The island nations of Samoa and American Samoa are just over 160 km apart but come midnight only one will have the title of "First country to bring in the New Year."
While Samoans are partying, islanders on the unincorporated territory of the United States next to them will be asleep, all because of an imaginary map feature known as the "International Date Line."
The line which appears on most maps, splits the globe in two, meaning when its Tuesday morning on the west side of the line, it's still Monday morning on the east side.
This is the first year such an event occurred after Samoa decided it would be more beneficial for trade with countries such as Australia and New Zealand if they were in the same time zone.
No treaty or international law governs the line so it can change to suit a nation's interests.
Unfortunately for the tiny Pacific island of Kiribati, the date line was a headache for many years until alterations were made.
Prior to 1995, the western part of the country, where the capital Tarawa lies, would be 22 hours ahead of the eastern islands.

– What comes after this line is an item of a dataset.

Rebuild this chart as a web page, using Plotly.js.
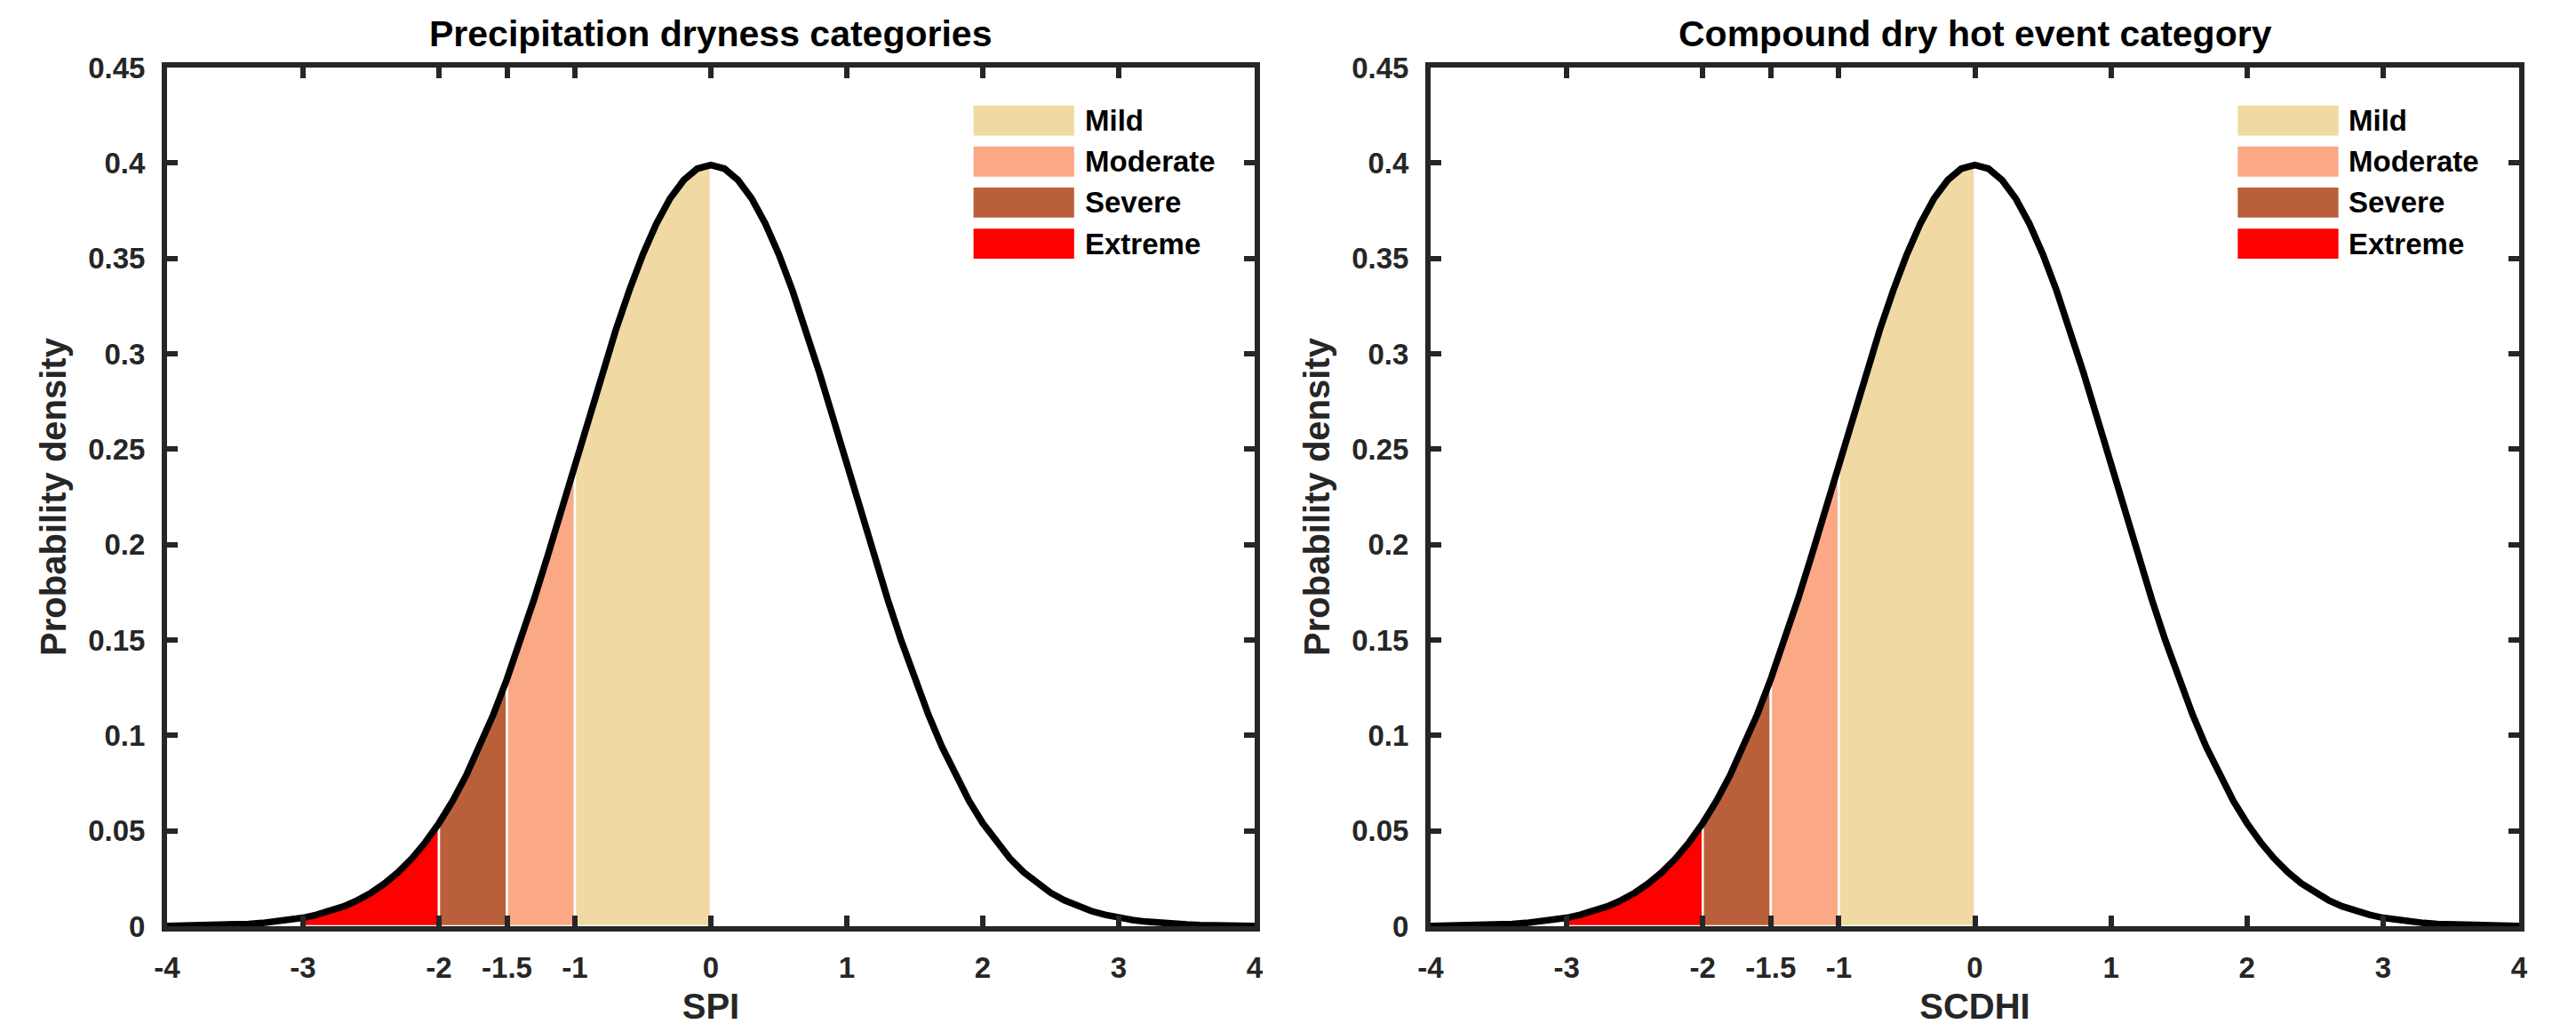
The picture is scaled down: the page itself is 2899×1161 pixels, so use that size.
<!DOCTYPE html>
<html>
<head>
<meta charset="utf-8">
<script src="https://cdn.plot.ly/plotly-3.0.1.min.js"></script>
<style>html,body{margin:0;padding:0;background:#fff;}#chart{width:2899px;height:1161px;}</style>
</head>
<body>
<div id="chart"></div>
<script>
// ---- Data ----
const xValues = [-4,-3.9,-3.8,-3.7,-3.6,-3.5,-3.4,-3.3,-3.2,-3.1,-3,-2.9,-2.8,-2.7,-2.6,-2.5,-2.4,-2.3,-2.2,-2.1,-2,-1.9,-1.8,-1.7,-1.6,-1.5,-1.4,-1.3,-1.2,-1.1,-1,-0.9,-0.8,-0.7,-0.6,-0.5,-0.4,-0.3,-0.2,-0.1,0,0.1,0.2,0.3,0.4,0.5,0.6,0.7,0.8,0.9,1,1.1,1.2,1.3,1.4,1.5,1.6,1.7,1.8,1.9,2,2.1,2.2,2.3,2.4,2.5,2.6,2.7,2.8,2.9,3,3.1,3.2,3.3,3.4,3.5,3.6,3.7,3.8,3.9,4];
const densityValues = [0.0001,0.0002,0.0003,0.0004,0.0006,0.0009,0.0012,0.0017,0.0024,0.0033,0.0044,0.0060,0.0079,0.0104,0.0136,0.0175,0.0224,0.0283,0.0355,0.0440,0.0540,0.0656,0.0790,0.0940,0.1109,0.1295,0.1497,0.1714,0.1942,0.2179,0.2420,0.2661,0.2897,0.3123,0.3332,0.3521,0.3683,0.3814,0.3910,0.3970,0.3989,0.3970,0.3910,0.3814,0.3683,0.3521,0.3332,0.3123,0.2897,0.2661,0.2420,0.2179,0.1942,0.1714,0.1497,0.1295,0.1109,0.0940,0.0790,0.0656,0.0540,0.0440,0.0355,0.0283,0.0224,0.0175,0.0136,0.0104,0.0079,0.0060,0.0044,0.0033,0.0024,0.0017,0.0012,0.0009,0.0006,0.0004,0.0003,0.0002,0.0001];

const categories = ['Mild', 'Moderate', 'Severe', 'Extreme'];
const categoryLower = [-1, -1.5, -2, -3];
const categoryUpper = [0, -1, -1.5, -2];
const categoryColors = ['#F0D9A3', '#FBA885', '#B9603A', '#FF0000'];

const xTickVals = [-4, -3, -2, -1.5, -1, 0, 1, 2, 3, 4];
const xTickText = ['-4', '-3', '-2', '-1.5', '-1', '0', '1', '2', '3', '4'];
const yTickVals = [0, 0.05, 0.1, 0.15, 0.2, 0.25, 0.3, 0.35, 0.4, 0.45];
const yTickText = ['0', '0.05', '0.1', '0.15', '0.2', '0.25', '0.3', '0.35', '0.4', '0.45'];

const panelTitles = ['Precipitation dryness categories', 'Compound dry hot event category'];
const panelXLabels = ['SPI', 'SCDHI'];
const yLabel = 'Probability density';

// ---- Build figure ----
const W = 2899, H = 1161;
const FONT = 'Liberation Sans, Arial, Helvetica, sans-serif';
const AXC = '#262626';
const traces = [];
const shapes = [];
const annotations = [];

const xDomains = [[188 / W, 1412 / W], [1610 / W, 2835 / W]];
const yDomain = [(H - 1042) / H, (H - 76) / H];

for (let p = 0; p < 2; p++) {
  const xa = p === 0 ? 'x' : 'x2';
  const ya = p === 0 ? 'y' : 'y2';
  // category fills
  for (let c = categories.length - 1; c >= 0; c--) {
    const lo = categoryLower[c], hi = categoryUpper[c];
    const px = [lo], py = [0];
    for (let i = 0; i < xValues.length; i++) {
      if (xValues[i] >= lo - 1e-9 && xValues[i] <= hi + 1e-9) {
        px.push(xValues[i]); py.push(densityValues[i]);
      }
    }
    px.push(hi, lo); py.push(0, 0);
    traces.push({
      x: px, y: py, type: 'scatter', mode: 'lines', fill: 'toself',
      fillcolor: categoryColors[c], line: {color: '#FFFFFF', width: 2.5},
      name: categories[c], xaxis: xa, yaxis: ya, hoverinfo: 'skip', showlegend: false
    });
  }
  // density curve
  traces.push({
    x: xValues, y: densityValues, type: 'scatter', mode: 'lines',
    line: {color: '#000000', width: 7.5}, xaxis: xa, yaxis: ya, showlegend: false
  });

  // legend (manual, box + label)
  const dx = p === 0 ? 'x domain' : 'x2 domain';
  const dy = p === 0 ? 'y domain' : 'y2 domain';
  for (let c = 0; c < categories.length; c++) {
    const y1 = 0.9558 - c * 0.0478;
    const y0 = y1 - 0.035;
    shapes.push({type: 'rect', xref: dx, yref: dy, x0: 0.7415, x1: 0.834, y0: y0, y1: y1,
      fillcolor: categoryColors[c], line: {width: 0}, layer: 'above'});
    annotations.push({xref: dx, yref: dy, x: 0.842, y: (y0 + y1) / 2, xanchor: 'left', yanchor: 'middle',
      text: categories[c], showarrow: false, font: {family: FONT, size: 33, color: '#000', weight: 'bold'}});
  }
  // panel title
  annotations.push({xref: dx, yref: 'paper', x: 0.5, y: (H - 38) / H, xanchor: 'center', yanchor: 'middle',
    text: panelTitles[p], showarrow: false, font: {family: FONT, size: 41, color: '#000', weight: 'bold'}});
}

function xAxis(p, domain) {
  return {
    domain: domain, range: [-4, 4], anchor: p === 0 ? 'y' : 'y2',
    tickvals: xTickVals, ticktext: xTickText, ticks: 'inside', ticklen: 12, tickwidth: 6, tickcolor: AXC,
    showline: true, linewidth: 6, linecolor: AXC, mirror: 'ticks', showgrid: false, zeroline: false,
    tickfont: {family: FONT, size: 33, color: AXC, weight: 'bold'}, ticklabelstandoff: 12,
    title: {text: panelXLabels[p], standoff: 14, font: {family: FONT, size: 40, color: AXC, weight: 'bold'}},
    automargin: false, fixedrange: true
  };
}
function yAxis(p) {
  return {
    domain: yDomain, range: [0, 0.45], anchor: p === 0 ? 'x' : 'x2',
    tickvals: yTickVals, ticktext: yTickText, ticks: 'inside', ticklen: 12, tickwidth: 6, tickcolor: AXC,
    showline: true, linewidth: 6, linecolor: AXC, mirror: 'ticks', showgrid: false, zeroline: false,
    tickfont: {family: FONT, size: 33, color: AXC, weight: 'bold'}, ticklabelstandoff: 12,
    title: {text: yLabel, standoff: 14, font: {family: FONT, size: 40, color: AXC, weight: 'bold'}},
    automargin: false, fixedrange: true
  };
}

const layout = {
  width: W, height: H, margin: {l: 0, r: 0, t: 0, b: 0},
  paper_bgcolor: '#FFFFFF', plot_bgcolor: '#FFFFFF', showlegend: false,
  xaxis: xAxis(0, xDomains[0]), yaxis: yAxis(0),
  xaxis2: xAxis(1, xDomains[1]), yaxis2: yAxis(1),
  shapes: shapes, annotations: annotations
};

Plotly.newPlot('chart', traces, layout, {staticPlot: true, displayModeBar: false});
</script>
</body>
</html>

Kiribati was authorized to modify its time zones so that the date line now takes a real mazey route of more than 2,400 kilometres around the countries eastern-most islands.
Unfortunately for the island nation, not everyone embraced the change.
In 2001 MapQuest.com would not recognize the changes on its maps, instead simply noting "All islands east of 180° within the Republic of Kiribati observe the same date as the islands west of 180°."
So if you ever travel to Kiribati, check your watch twice and be careful what maps you decide to use.